Shell reduces water use but plants operating less efficiently

Shell reduced the amount of fresh water it used by 6 million cubic metres in 2012 compared to 2011, mainly due to the company withdrawing less river water for its oil sands operations.

According to the company’s 2012 sustainability report, it reduced the use of fresh water to 203 million cubic metres, down from 209 million cubic metres in 2011.

Its downstream business accounted for around 75% of fresh-water used for the manufacture of oil products and chemicals, leaving the remaining 25% to its upstream operations.

The company said that at its major facilities in water-scarce areas, it is developing water management plans that include how its operations will minimise water use and increase water recycling.

“We expect that our fresh-water use will change over time in line with our portfolio and our efforts to use water more efficiently,” the report states.

Shell also reported a 2 million tonne decrease of CO2 equivalent in 2012 from 2011. Direct GHG emissions from facilities it operates reached 72 million tonnes of CO2-equivalent in 2012, a decrease from 74 million tonnes of CO2 in 2011.

“The main reasons for this drop were reduced flaring in Nigeria and divestments in our downstream business. These were partly offset by the ramp-up of production at the Pearl GTL plant in Qatar” it said.

Around 55% of the company’s GHG emissions came from the refineries and chemical plants in its downstream business, while the production of oil and gas in its upstream business accounted for over 40% of GHG emissions, with shipping activities forming less than 5%.

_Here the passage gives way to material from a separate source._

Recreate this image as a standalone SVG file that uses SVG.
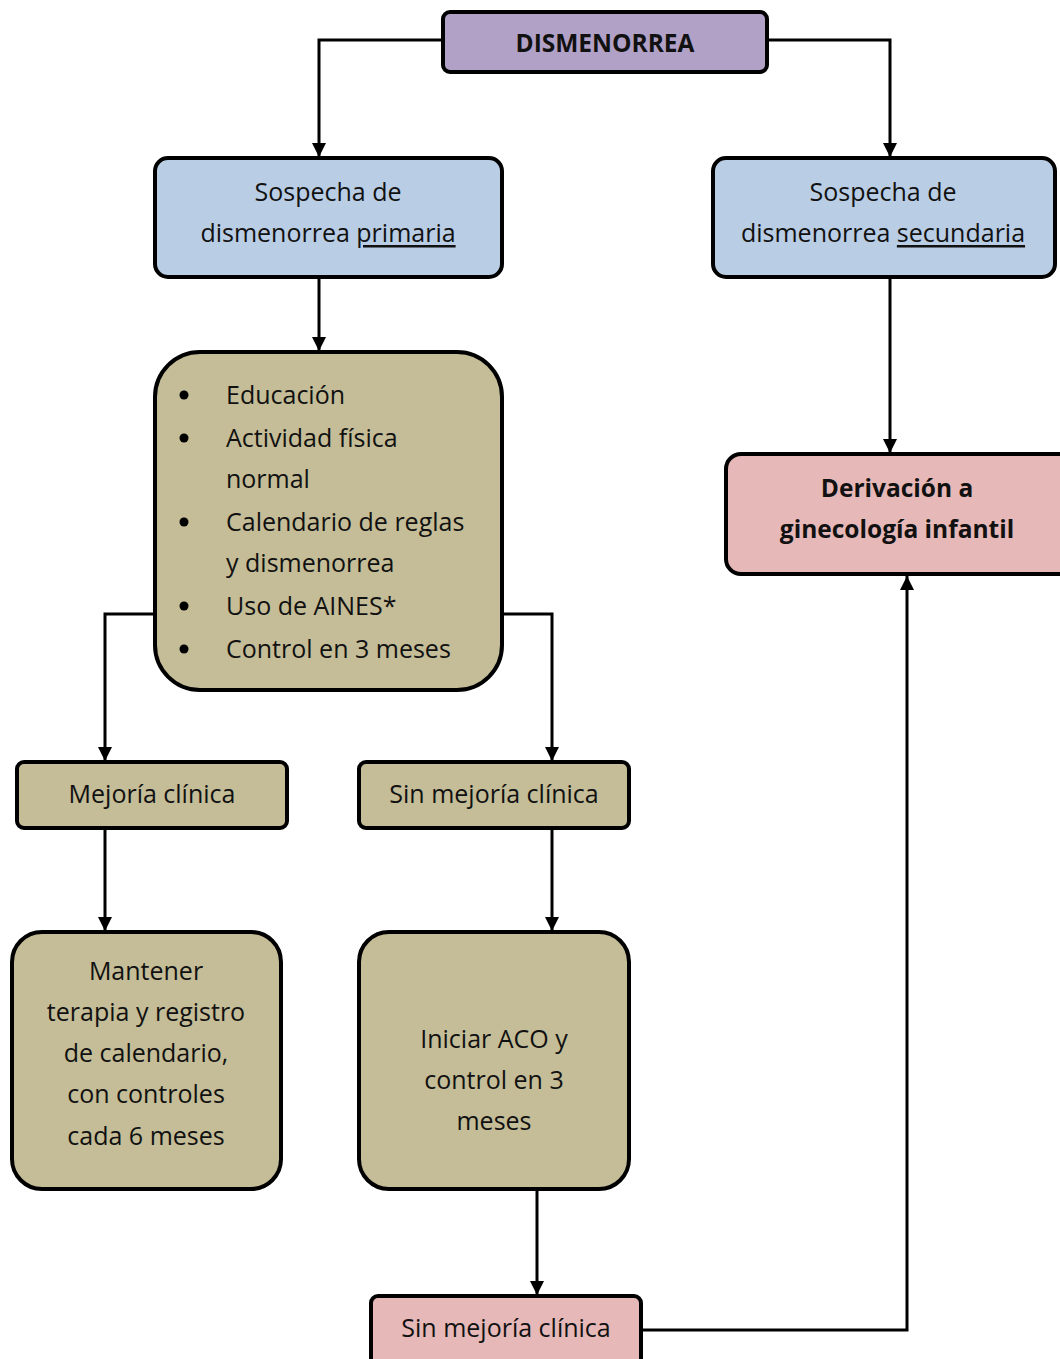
<svg xmlns="http://www.w3.org/2000/svg" width="1060" height="1359" viewBox="0 0 1060 1359">
<defs>
<marker id="ah" viewBox="0 0 14 14" markerWidth="14" markerHeight="14" refX="14" refY="7" orient="auto" markerUnits="userSpaceOnUse">
<path d="M0,0 L14,7 L0,14 z" fill="#000"/>
</marker>
<style>
.box{stroke:#000;stroke-width:4}
.pur{fill:#b2a1c7}.blu{fill:#b9cde5}.tan{fill:#c4bd97}.pnk{fill:#e6b8b7}
.t{font-family:"Open Sans","Noto Sans",sans-serif;font-size:25px;fill:#111;text-anchor:middle;dominant-baseline:central}
.b{font-weight:bold;font-size:24.5px}
.l{text-anchor:start}
.c{fill:none;stroke:#000;stroke-width:3;marker-end:url(#ah)}
</style>
</defs>
<rect width="1060" height="1359" fill="#fff"/>
<g id="connectors">
<path class="c" d="M443,40 H319 V157"/>
<path class="c" d="M767,40 H890 V157"/>
<path class="c" d="M319,278 V351"/>
<path class="c" d="M890,278 V453"/>
<path class="c" d="M155,614 H105 V761"/>
<path class="c" d="M502,614 H552 V761"/>
<path class="c" d="M105,829 V931"/>
<path class="c" d="M552,829 V931"/>
<path class="c" d="M537,1190 V1295"/>
<path class="c" d="M642,1330 H907 V576"/>
</g>
<g id="n-dismenorrea">
<rect class="box pur" x="443" y="12" width="324" height="60" rx="7"/>
<text class="t b" x="605" y="42">DISMENORREA</text>
</g>
<g id="n-primaria">
<rect class="box blu" x="155" y="158" width="347" height="119" rx="13"/>
<text class="t" x="328" y="191">Sospecha de</text>
<text class="t" x="328" y="232">dismenorrea <tspan text-decoration="underline">primaria</tspan></text>
</g>
<g id="n-secundaria">
<rect class="box blu" x="713" y="158" width="342" height="119" rx="13"/>
<text class="t" x="883" y="191">Sospecha de</text>
<text class="t" x="883" y="232">dismenorrea <tspan text-decoration="underline">secundaria</tspan></text>
</g>
<g id="n-medidas">
<rect class="box tan" x="155" y="352" width="347" height="338" rx="45"/>
<g>
<circle cx="184" cy="395" r="4.5" fill="#000"/>
<circle cx="184" cy="438" r="4.5" fill="#000"/>
<circle cx="184" cy="522" r="4.5" fill="#000"/>
<circle cx="184" cy="606" r="4.5" fill="#000"/>
<circle cx="184" cy="649" r="4.5" fill="#000"/>
</g>
<text class="t l" x="226" y="394">Educación</text>
<text class="t l" x="226" y="437">Actividad física</text>
<text class="t l" x="226" y="478">normal</text>
<text class="t l" x="226" y="521">Calendario de reglas</text>
<text class="t l" x="226" y="562">y dismenorrea</text>
<text class="t l" x="226" y="605">Uso de AINES*</text>
<text class="t l" x="226" y="648">Control en 3 meses</text>
</g>
<g id="n-derivacion">
<rect class="box pnk" x="726" y="454" width="350" height="120" rx="15"/>
<text class="t b" x="897" y="487">Derivación a</text>
<text class="t b" x="897" y="528">ginecología infantil</text>
</g>
<g id="n-mejoria">
<rect class="box tan" x="17" y="762" width="270" height="66" rx="7"/>
<text class="t" x="152" y="793">Mejoría clínica</text>
</g>
<g id="n-sinmejoria1">
<rect class="box tan" x="359" y="762" width="270" height="66" rx="7"/>
<text class="t" x="494" y="793">Sin mejoría clínica</text>
</g>
<g id="n-mantener">
<rect class="box tan" x="12" y="932" width="269" height="257" rx="30"/>
<text class="t" x="146" y="970">Mantener</text>
<text class="t" x="146" y="1011">terapia y registro</text>
<text class="t" x="146" y="1052">de calendario,</text>
<text class="t" x="146" y="1093">con controles</text>
<text class="t" x="146" y="1135">cada 6 meses</text>
</g>
<g id="n-aco">
<rect class="box tan" x="359" y="932" width="270" height="257" rx="30"/>
<text class="t" x="494" y="1038">Iniciar ACO y</text>
<text class="t" x="494" y="1079">control en 3</text>
<text class="t" x="494" y="1120">meses</text>
</g>
<g id="n-sinmejoria2">
<rect class="box pnk" x="371" y="1296" width="270" height="80" rx="7"/>
<text class="t" x="506" y="1327">Sin mejoría clínica</text>
</g>
</svg>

Looking at its indirect GHG emissions from energy purchased, such as electricity, heat and steam, the company recorded a 1 million tonne decrease of CO2-equivalent in 2012 from 2011. It reported 9 million tonnes on a CO2-equivalent basis in 2012.

“We estimate that the CO2 emissions from the use of our refinery and natural gas products were around 580 million tonnes in 2012,” it added.

However, in 2012 the overall energy efficiency for the production of oil and gas in the company’s upstream business worsened compared to 2011. This was due to rising production of hydrocarbons that need more energy to access and increased drilling activity.

“The overall energy efficiency of our chemical plants worsened in 2012 compared to 2011, as some of our larger plants operated less efficiently,” the company said.

“We expect that maintaining the energy efficiency levels of recent years will be more difficult in the future as existing fields age and production comes from more energy-intensive sources”.